Ensuite, il y a l’idée, complètement barrée, de basculer régulièrement dans la vision des animaux. Le film nous fait littéralement entrer dans les yeux d’une abeille, d’un rapace, d’un pigeon, d’un renard… C’est déstabilisant, étrange, surprenant à la fois. C’est le genre de trouvailles que je voulais voir dans un Delépine solo : du culot, du grain de folie, du cinéma qui n’a peur d’oser. Et de ce côté-là, le film se fait carrément plaisir.
Du côté des acteurs, Samir Guesmi est très bon, dans un rôle très ingrat : un personnage taiseux, mystérieux, quasi mutique, qui doit exister par sa présence seule. Il fait le job, mais le mystère du personnage ne prend jamais vraiment, en tout cas pas pour moi. Les rôles secondaires vont et viennent, parfois amusants, parfois anecdotiques. Seul Olivier Rabourdin tire vraiment son épingle du jeu, avec un personnage un peu flippant, qui rappelle le meilleur du duo Delépine/Kervern dans leurs portraits très acides.

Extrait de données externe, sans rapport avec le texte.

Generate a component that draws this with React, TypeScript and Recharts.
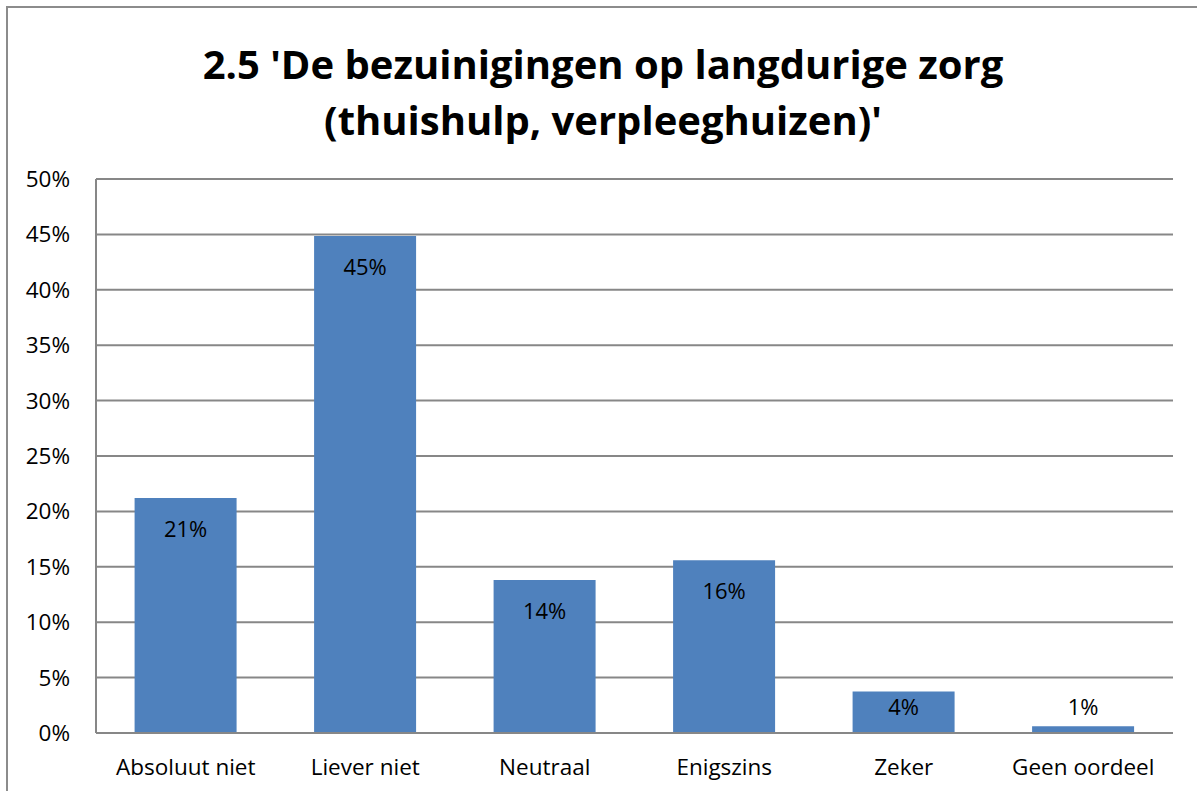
import React from "react";
import { BarChart, Bar, XAxis, YAxis, CartesianGrid, LabelList } from "recharts";

const categories = ["Absoluut niet", "Liever niet", "Neutraal", "Enigszins", "Zeker", "Geen oordeel"];
const shares = [21.2, 44.85, 13.8, 15.6, 3.75, 0.62];
const shareLabels = ["21%", "45%", "14%", "16%", "4%", "1%"];
const yTicks = [0, 5, 10, 15, 20, 25, 30, 35, 40, 45, 50];
const titleLines = ["2.5 'De bezuinigingen op langdurige zorg", "(thuishulp, verpleeghuizen)'"];

const data = categories.map((name, i) => ({ name, value: shares[i], label: shareLabels[i] }));

const FONT = "'Open Sans', Lato, sans-serif";
const GRID = "#878787";

function ValueLabel(props: any) {
  const { x, y, width, height, index } = props;
  const cy = Math.min(y + 30, y + height - 27.5);
  return (
    <text
      x={x + width / 2}
      y={cy}
      textAnchor="middle"
      dominantBaseline="central"
      fontFamily={FONT}
      fontSize={22}
      fill="#000"
    >
      {shareLabels[index]}
    </text>
  );
}

export default function App() {
  return (
    <div
      style={{
        position: "absolute",
        left: 0,
        top: 0,
        width: 1197,
        height: 791,
        overflow: "hidden",
        background: "#fff",
        fontFamily: FONT,
      }}
    >
      <div
        style={{
          position: "absolute",
          left: 6,
          top: 6,
          width: 1220,
          height: 820,
          border: "2px solid #8c8c8c",
        }}
      />
      <div
        style={{
          position: "absolute",
          left: 0,
          top: 36,
          width: 1206,
          textAlign: "center",
          fontWeight: 700,
          fontSize: 40,
          lineHeight: "56px",
          color: "#000",
        }}
      >
        {titleLines.map((t) => (
          <div key={t}>{t}</div>
        ))}
      </div>
      <div style={{ position: "absolute", left: 0, top: 0 }}>
        <BarChart
          width={1197}
          height={791}
          data={data}
          margin={{ top: 179, right: 24, left: 0, bottom: 0 }}
          barCategoryGap="21.5%"
        >
          <CartesianGrid vertical={false} stroke={GRID} strokeWidth={2} />
          <XAxis
            dataKey="name"
            tickLine={false}
            axisLine={{ stroke: GRID, strokeWidth: 2 }}
            height={58}
            tickMargin={20}
            tick={{ fontFamily: FONT, fontSize: 22.5, fill: "#000" }}
            interval={0}
          />
          <YAxis
            domain={[0, 50]}
            ticks={yTicks}
            width={96}
            tickLine={false}
            tickSize={0}
            tickMargin={26}
            axisLine={{ stroke: GRID, strokeWidth: 2 }}
            tickFormatter={(v) => `${v}%`}
            tick={{ fontFamily: FONT, fontSize: 22.5, fill: "#000" }}
          />
          <Bar dataKey="value" fill="#4f81bd" isAnimationActive={false}>
            <LabelList dataKey="label" content={<ValueLabel />} />
          </Bar>
        </BarChart>
      </div>
    </div>
  );
}
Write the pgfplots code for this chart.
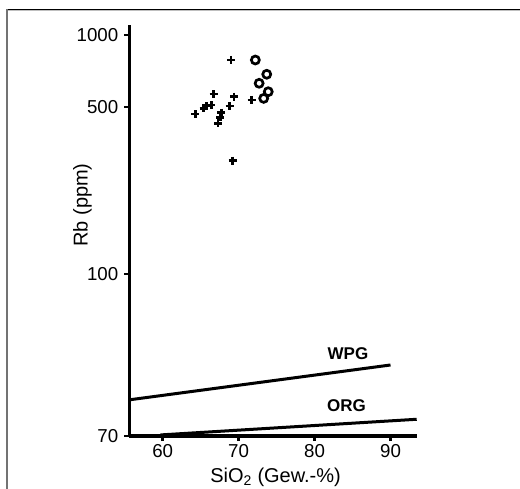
\documentclass[border=0pt]{standalone}
\usepackage{pgfplots}
\pgfplotsset{compat=1.18}
\usepackage{fontspec}
\setmainfont{Liberation Sans}
\begin{document}
\begin{tikzpicture}
\useasboundingbox (0bp,0bp) rectangle (520bp,489bp);
\draw[black, line width=1bp] (6bp,479.5bp) -- (520bp,479.5bp);
\draw[black!25, line width=0.8bp] (7.5bp,478.4bp) -- (520bp,478.4bp);
\draw[black!55, line width=1.6bp] (6.8bp,479.5bp) -- (6.8bp,0bp);
\begin{axis}[
  at={(129.3bp,53bp)}, anchor=south west,
  scale only axis, width=287.4bp, height=410.9bp,
  xmin=55.6, xmax=93.45, ymin=70, ymax=1100,
  y coord trafo/.code={\pgfmathparse{#1>=100 ? ln(#1)/ln(10) : 2-(100-#1)*0.0226}},
  axis x line=bottom, axis y line=left,
  axis line style={-, line width=3bp, black},
  tick align=outside, major tick length=5bp,
  every tick/.style={line width=2.8bp, black},
  minor tick num=0,
  xtick={60,70,80,90}, xticklabels={60,70,80,90},
  ytick={70,100,500,1000}, yticklabels={70,100,500,1000},
  /pgf/number format/assume math mode=true,
  tick label style={font=\fontsize{18.7bp}{21bp}\selectfont},
  xticklabel style={anchor=north, yshift=-0.3bp},
  yticklabel style={anchor=east, xshift=-2.5bp},
  xlabel={SiO\textsubscript{2} (Gew.-\%)},
  ylabel={Rb (ppm)},
  label style={font=\fontsize{20bp}{23bp}\selectfont},
  xlabel style={at={(rel axis cs:0.509,-0.112)}, anchor=base},
  ylabel style={at={(rel axis cs:-0.163,0.562)}, anchor=center},
  clip=false,
]
\addplot[only marks, mark=+, mark size=4bp, line width=2.7bp, black] coordinates {
 (64.3,467) (65.4,493) (65.8,505) (66.4,509) (66.7,566) (67.7,473)
 (67.6,452) (67.3,427) (68.8,505) (69.4,552) (71.7,535) (69.2,298) (69.0,786)
};
\addplot[only marks, mark=o, mark size=4bp, line width=2.7bp, black] coordinates {
 (72.2,786) (73.7,685) (72.7,628) (73.9,579) (73.3,543)
};
\addplot[line width=3bp, black] coordinates {(55.6,76.7) (90,83.15)};
\addplot[line width=3bp, black] coordinates {(59.7,70.2) (93.45,73.1)};
\node[font=\fontsize{17bp}{20bp}\selectfont\bfseries] at (axis cs:84.4,85.3) {WPG};
\node[font=\fontsize{17bp}{20bp}\selectfont\bfseries] at (axis cs:84.2,75.7) {ORG};
\end{axis}
\end{tikzpicture}
\end{document}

Au final ? Eh bien… je suis sorti déçu. Pas fâché. Pas agacé. Non, juste déçu. Le film a des idées phénoménales, vraiment. Benoît Delépine ose des cadrages, des visions animales, des transitions folles. Techniquement, le film est magnifique. Il y a un vrai univers. Mais tout ça repose sur la technique. Il y a bien des sujets, le film raconte quelque chose mais il n’a pas réussi à m’accrocher. La première partie m’a ennuyé, la seconde m’a réveillé trop tard, et j’ai surtout eu la sensation que le film, ou plutôt l’intrigue, se cassait la tête pour pas grand-chose, car au vu de l’objectif du personnage à pied ou autre, ça n’aurait pas changer la finalité. Bref, c’est frustrant. Après cet essai solo, qui reste une proposition de cinéma intéressante, j’ai désormais hâte, très hâte, de retrouver le duo pour de prochaines frasques.